Speaking at the BFI London Film Festival awards in London, the âEnglish Patient' actor Ralph Fiennes said that modern language "is being eroded" and blamed "a world of truncated sentences, soundbites and Twitter", writes Lucy Jones at the Telegraph.
"Our expressiveness and our ease with some words is being diluted so that the sentence with more than one clause is a problem for us, and the word of more than two syllables is a problem for us," he said.
Fiennes said that students at drama schools were among those that are especially suffering from the impact of social networking sites on our lives.
"I hear it, too, from people at drama schools, who say the younger intake find the density of a Shakespeare text a challenge in a way that, perhaps, (students) a few generations ago maybe wouldn't have."
Fiennes also questioned whether Shakespeare was even relevant at all in a time of dumbed-down English language.
"I think we're living in a time when our ears are attuned to a flattened and truncated sense of our English language, so this always begs the question, is Shakespeare relevant? But I love this language we have and what it can do, and aside from that I think the themese in his plays are always relevant."
Fiennes, who does not use Twitter, is not alone in his theory.

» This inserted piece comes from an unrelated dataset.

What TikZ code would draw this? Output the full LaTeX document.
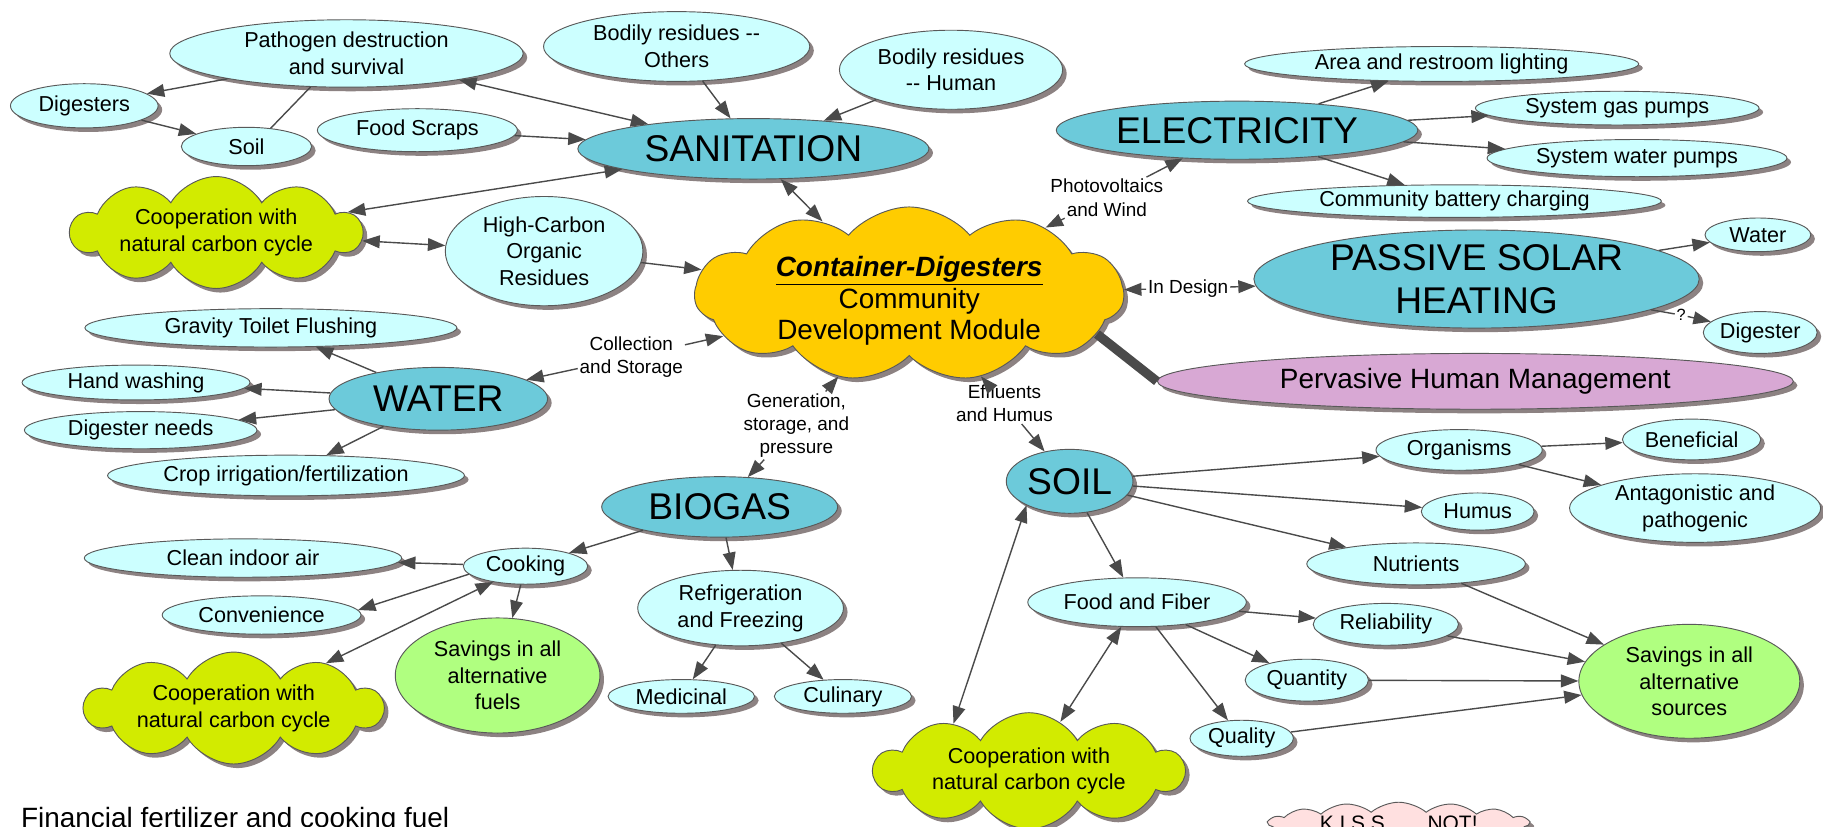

JP Davidson, the author of Planet Word and a linguistic expert, talked this week about longer words dying out in favor of shortened text message-style terms.
He said: "You only have to look on Twitter to see evidence of the fact that a lot of English words that are used say in Shakespeare's plays or PG Wodehouse novels — both of them avid inventors of new words — are so little used that people don't even know what they mean now.
"This could be viewed as regrettable, as there are some great descriptive words that are being lost and these words would make our everyday language much more colourful and fun if we were to use them.
"But it's only natural that with people trying to fit as much information in 140 characters that words are getting shortened and are even becoming redundant as a result."
Ralph Fiennes was speaking after he received the British Film Institute Fellowship at the BFI London Film Festival awards in Old Street.